以上総じて言えば、ロシアのウクライナ侵略という原則違反に対し中国の対応は著しく弱いものと言えよう。しかし、以下に見るように中国の本音はさらに驚くべきものである。
中国の教員研修用資料
ロシアのウクライナ侵攻を中国の学校ではどのように教えているのだろうか?この問題に関する中国の教員研修用の資料が3月末の香港紙に掲載された。「なぜロシアはウクライナに出兵したのか」と題する資料には、次のようなことが書かれている。
(1) ウクライナの政治は腐敗し、党派が乱立し、経済は疲弊し、民族は分裂しており、過去8年間に政府軍やナチス分子は東部で1万4千人のロシア人を殺害、2014年の後も一連の非理性的対外政策をとり、ロシアを恨み、大量破壊兵器の製造に着手し、NATOに加入しようとした。
(2) NATOの5回の東方拡大が、ロシアの戦略的空間を狭め、ロシアを追い詰めた。
(3) 米国はロシア・ウクライナの悲劇の仕掛け人である。ウクライナに27億ドルの軍事支援を行い、ロシアとウクライナの対立をあおり、矛盾を激化させた。米国はロシアを挑発して戦争を起こさせ、…、欧州とロシアを離間させ、欧州を支配して、漁夫の利を得ている。(以下略)
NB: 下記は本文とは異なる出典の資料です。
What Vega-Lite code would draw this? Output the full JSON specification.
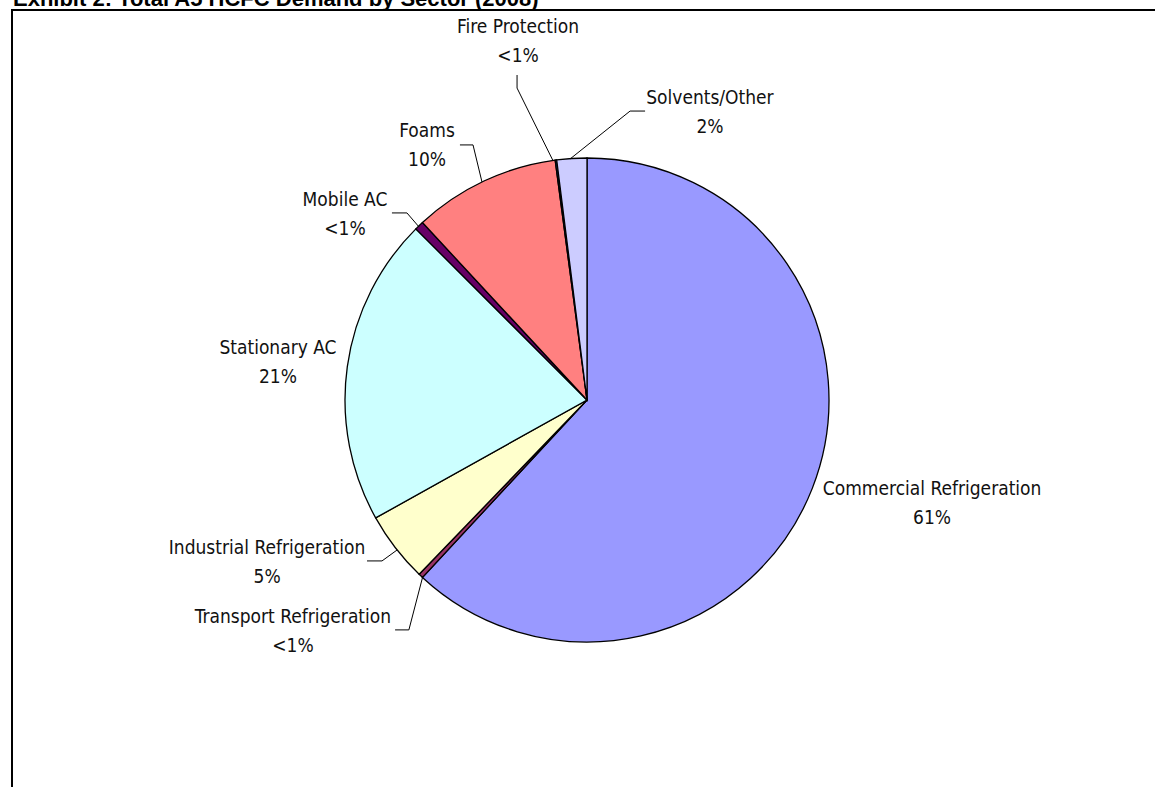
{
  "$schema": "https://vega.github.io/schema/vega-lite/v6.json",
  "width": 1150,
  "height": 780,
  "autosize": {"type": "none"},
  "padding": {"left": 12, "top": 10, "right": 0, "bottom": 0},
  "background": "white",
  "config": {
    "view": {"stroke": "#000000", "strokeWidth": 2},
    "font": "Liberation Sans"
  },
  "datasets": {
    "heading": [
      {"text": "Exhibit 2: Total A5 HCFC Demand by Sector (2008)", "x": -2.372, "y": 1.628}
    ],
    "slices": [
      {"sector": "Commercial Refrigeration", "idx": 1, "share": 61.9},
      {"sector": "Transport Refrigeration", "idx": 2, "share": 0.3},
      {"sector": "Industrial Refrigeration", "idx": 3, "share": 4.7},
      {"sector": "Stationary AC", "idx": 4, "share": 20.6},
      {"sector": "Mobile AC", "idx": 5, "share": 0.6},
      {"sector": "Foams", "idx": 6, "share": 9.8},
      {"sector": "Fire Protection", "idx": 7, "share": 0.1},
      {"sector": "Solvents/Other", "idx": 8, "share": 2.0}
    ],
    "labels": [
      {"sector": "Commercial Refrigeration", "label": "Commercial Refrigeration\n61%", "x": 1.426, "y": -0.426},
      {"sector": "Transport Refrigeration", "label": "Transport Refrigeration\n<1%", "x": -1.215, "y": -0.955},
      {"sector": "Industrial Refrigeration", "label": "Industrial Refrigeration\n5%", "x": -1.322, "y": -0.669},
      {"sector": "Stationary AC", "label": "Stationary AC\n21%", "x": -1.277, "y": 0.157},
      {"sector": "Mobile AC", "label": "Mobile AC\n<1%", "x": -1.0, "y": 0.767},
      {"sector": "Foams", "label": "Foams\n10%", "x": -0.661, "y": 1.054},
      {"sector": "Fire Protection", "label": "Fire Protection\n<1%", "x": -0.285, "y": 1.484},
      {"sector": "Solvents/Other", "label": "Solvents/Other\n2%", "x": 0.508, "y": 1.19}
    ],
    "leaders": [
      {"sector": "Fire Protection", "seq": 1, "x": -0.14, "y": 0.988},
      {"sector": "Fire Protection", "seq": 2, "x": -0.289, "y": 1.289},
      {"sector": "Fire Protection", "seq": 3, "x": -0.289, "y": 1.343},
      {"sector": "Solvents/Other", "seq": 1, "x": -0.07, "y": 0.996},
      {"sector": "Solvents/Other", "seq": 2, "x": 0.178, "y": 1.194},
      {"sector": "Solvents/Other", "seq": 3, "x": 0.24, "y": 1.194},
      {"sector": "Foams", "seq": 1, "x": -0.434, "y": 0.901},
      {"sector": "Foams", "seq": 2, "x": -0.471, "y": 1.054},
      {"sector": "Foams", "seq": 3, "x": -0.525, "y": 1.054},
      {"sector": "Mobile AC", "seq": 1, "x": -0.694, "y": 0.715},
      {"sector": "Mobile AC", "seq": 2, "x": -0.744, "y": 0.773},
      {"sector": "Mobile AC", "seq": 3, "x": -0.806, "y": 0.773},
      {"sector": "Industrial Refrigeration", "seq": 1, "x": -0.785, "y": -0.62},
      {"sector": "Industrial Refrigeration", "seq": 2, "x": -0.847, "y": -0.665},
      {"sector": "Industrial Refrigeration", "seq": 3, "x": -0.909, "y": -0.665},
      {"sector": "Transport Refrigeration", "seq": 1, "x": -0.678, "y": -0.727},
      {"sector": "Transport Refrigeration", "seq": 2, "x": -0.736, "y": -0.95},
      {"sector": "Transport Refrigeration", "seq": 3, "x": -0.793, "y": -0.95}
    ]
  },
  "layer": [
    {
      "data": {"name": "slices"},
      "mark": {"type": "arc", "outerRadius": 242, "stroke": "#000000", "strokeWidth": 1.3},
      "encoding": {
        "theta": {"field": "share", "type": "quantitative", "stack": true},
        "order": {"field": "idx", "type": "quantitative"},
        "color": {
          "field": "sector",
          "type": "nominal",
          "legend": null,
          "scale": {
            "domain": ["Commercial Refrigeration", "Transport Refrigeration", "Industrial Refrigeration", "Stationary AC", "Mobile AC", "Foams", "Fire Protection", "Solvents/Other"],
            "range": ["#9999FF", "#993366", "#FFFFCC", "#CCFFFF", "#660066", "#FF8080", "#0066CC", "#CCCCFF"]
          }
        }
      }
    },
    {
      "data": {"name": "leaders"},
      "mark": {"type": "line", "color": "#000000", "strokeWidth": 1},
      "encoding": {
        "x": {"field": "x", "type": "quantitative", "axis": null, "scale": {"domain": [-2.376, 2.376], "nice": false, "zero": false}},
        "y": {"field": "y", "type": "quantitative", "axis": null, "scale": {"domain": [-1.6116, 1.6116], "nice": false, "zero": false}},
        "detail": {"field": "sector", "type": "nominal"},
        "order": {"field": "seq", "type": "quantitative"}
      }
    },
    {
      "data": {"name": "labels"},
      "mark": {"type": "text", "font": "Liberation Sans Narrow, Arial Narrow, DejaVu Sans Condensed, Liberation Sans", "fontSize": 19, "lineHeight": 29, "lineBreak": "\n", "align": "center", "baseline": "middle", "dy": -14, "color": "#111111"},
      "encoding": {
        "x": {"field": "x", "type": "quantitative", "axis": null, "scale": {"domain": [-2.376, 2.376], "nice": false, "zero": false}},
        "y": {"field": "y", "type": "quantitative", "axis": null, "scale": {"domain": [-1.6116, 1.6116], "nice": false, "zero": false}},
        "text": {"field": "label", "type": "nominal"}
      }
    },
    {
      "data": {"name": "heading"},
      "mark": {"type": "text", "font": "Liberation Sans", "fontWeight": "bold", "fontSize": 22, "align": "left", "baseline": "alphabetic", "color": "#000000"},
      "encoding": {
        "x": {"field": "x", "type": "quantitative", "axis": null, "scale": {"domain": [-2.376, 2.376], "nice": false, "zero": false}},
        "y": {"field": "y", "type": "quantitative", "axis": null, "scale": {"domain": [-1.6116, 1.6116], "nice": false, "zero": false}},
        "text": {"field": "text", "type": "nominal"}
      }
    }
  ]
}
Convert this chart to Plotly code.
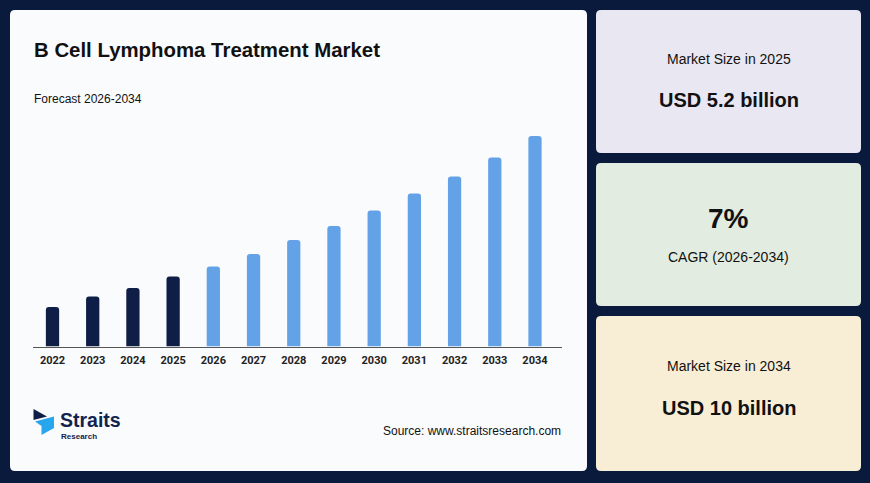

(1)のウクライナに関する記述は、ロシアの主張そのものである。(2)は、NATO(北大西洋条約機構)の拡大がロシアを追い詰めたのだとしてロシアに同情的である。(3)は、米国がこの戦争の仕掛け人で最大の責任者だとしている。米国はロシアが侵攻する3ヶ月ほど前からウクライナ周辺に展開するロシア軍の情報などを中国に提供して、ロシアがウクライナに侵攻しないよう中国からも説得するように働きかけたという。それにもかかわらず、全面侵攻した張本人であるロシアの責任については不問に付し米国に責任を押し付ける中国の論理には驚きを禁じ得ない。中国国内でこのような教育が行われていることに対し背筋の凍る思いがする。
プーチンの行動を「尊重」した習近平
ロシアがウクライナに侵攻した翌日の2月25日に習近平はプーチン大統領と電話で協議を行った。北京にあるロシア大使館のウェブサイトによれば、この電話協議で習近平は「ロシアの指導者(つまりプーチン)が現在の危機的状況でとった行動を尊重する」と述べたとしている。尊重するというのは支持するとまでは言えないとしても、少なくとも反対はしないという意味である。この習近平の発言がその後の中国の対応の手足を縛ったと言えるだろう。また、主権や領土保全の尊重や国連憲章の原則の遵守といった中国の主張がいかに空疎なものであるかを最高指導者自らが示してしまったという点で深刻である。
中国がロシアを擁護する理由
中国はなぜ原理原則に反してまでロシアを擁護するのだろうか?そこには外交上の問題だけではなく内政問題も含め以下のような要因が絡んでいると思われる。
第一に、中国にとりロシアは大国の中で唯一の友好国であり、ロシアを敵に回したくないこと
第二に、仮に中国がロシアを非難しても、米国が中国を「唯一の競争者」として対抗する構図に変化はなく、中国は米ロ双方を敵に回すことになること
第三に、ロシアのウクライナ侵攻で米国が欧州に釘付けになれば、中国への圧力が軽減され中国にとりプラスになること
第四に、習近平はロシアとの協調を軸として米国主導の国際秩序を変えようとしてきたが、ロシアを非難すればその目論見が水泡に帰すのみならず、外交政策の失敗を追及される恐れがあること(内政上の要因)
以上いずれの要因も、対米関係に関わりがある。要するに中国にとってはウクライナの主権や領土保全といった原則問題よりも、中国の対米関係に有利かどうかが判断基準となっているとみられるのである。